Quaranta giorni di passione per la Rai. Per riformulare le strategie dell’azienda sulla funzione di servizio pubblico (la concessione dello Stato scade nel 2016), sui programmi, sulla governance economica e quella relativa al personale. Testa e investimenti vengono chiesti alla presidente Annamaria Tarantola, al direttore generale Luigi Gubitosi, al consiglio di amministrazione, sempre più organo di ratifica di decisioni prese nelle stanze del settimo piano espropriate ai consiglieri che tuttavia mantengono, per due sedute al mese, una retribuzione di 66mila euro l’anno, più indennità varie e rimborsi spese.
Si è cominciato ieri con il varo di un regolamento sulle carte di credito aziendali, sulle spese di rappresentanza (non oltre 10mila l’anno a testa), sulla riduzione delle auto a noleggio soltanto per comprovate esigenze di servizio. Si proseguirà con l’esame del dossier presentato dalle organizzazioni sindacali a fine estate sullo stato di salute del gruppo di viale Mazzini. C’è poi l’attesa per il congresso dell’Usigrai che si svolgerà dal 20 al 24 novembre a Salerno e nel quale si deciderà la successione al napoletano inviato dello sport Carlo Verna, non più rieleggibile.
Ma lo showdown è previsto per i giorni che precedono Natale. Le nomine di personaggi esterni all’azienda (Sipra, relazioni esterne, direzione finanziaria) hanno suscitato qualche reazione negativa ma non più di tanto. L’attesa maggiore è per il cambio alla Rete uno e al Tg1. Il pensionato direttore del Tg1 Alberto Maccari (che in questi mesi non ha creato problemi anzi ha guidato il telegiornale ad ascolti sempre superiori ai 5 milioni, come aveva fatto a suo tempo Andrea Giubilo) non può superare San Silvestro e quindi deve essere sostituito. Le manovre sono in verità già iniziate e Saxa Rubra si sta allenando nel totonomine.

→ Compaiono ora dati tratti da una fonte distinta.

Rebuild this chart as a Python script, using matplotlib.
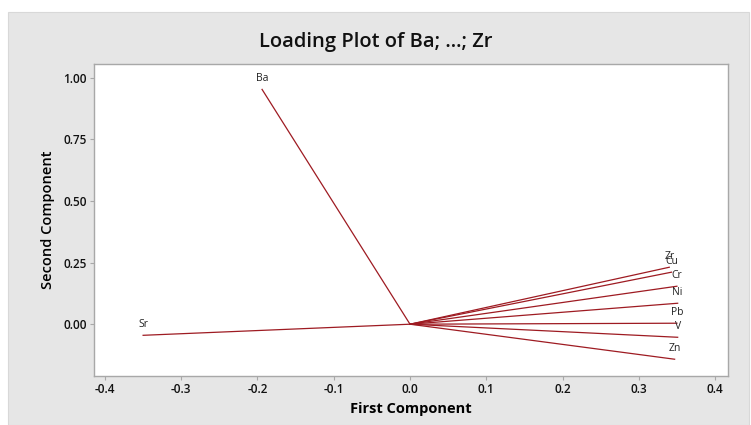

Due interni (Giancarlo Leone per la Rete e Antonio Preziosi per il telegiornale lasciando libero la poltronissima della radio?) oppure uno e uno, accontentando il tecnico Monti e la politica? La proposta spetta al direttore generale ma si sa che i suoi telefoni sono caldi e anche intercettabili e quindi i giochi si stanno facendo in altre sedi più riservate (Palazzo Chigi, la Bocconi, qualche sede di partito). Quanto peserà l’Usigrai? Negli anni passati una delle redazioni più numerose del giornalismo italiano ha sempre avuto un ruolo non marginale. Fu così nella cacciata di Fede, nelle nomine di Albino Longhi, Rodolfo Brancoli, Gad Lerner, Giulio Borrelli. Non di Clemente Mimun, Rossella, Minzolini. Anche la sfida tra Vittorio Di Trapani (eletto con 678 voti) e Giorgio Balzoni (437 voti) per la carica di segretario è vista nel quadro dei cambiamenti che si appresta a vivere il maggiore telegiornale della Rai. Giorgio Balzoni, di matrice cattolica, moderato di sinistra, torna sulla scena dopo essere stato leader del sindacato negli anni Novanta. Di Trapani invece viene dalla redazione Rainews di Corradino Mineo ed è considerato più vicino alle posizioni del Pd laico.
Con le decisioni sull’ammiraglia di viale Mazzini dovrebbero essere resi noti i contorni del piano editoriale che voci di corridoio annunciano pieno di tagli e sacrifici (meno duemila dipendenti tra giornalisti, tecnici, impiegati e dirigenti). Non è però ancora quello che serve alla Rai per sopravvivere. Deve essere precisata una strategia unitaria che ora non c’è, né in termini di target né di offerta e neppure nel digitale, nonostante la Rai sia stata la prima ad utilizzarlo.
I buchi neri sono la Sipra (l’azienda per la raccolta della pubblicità), i portali Internet e i canali digitali che non portano soldi. Oltre, naturalmente, all’evasione del canone, che pur rappresenta oggi il 55% dell’intero ammontare dei ricavi Rai.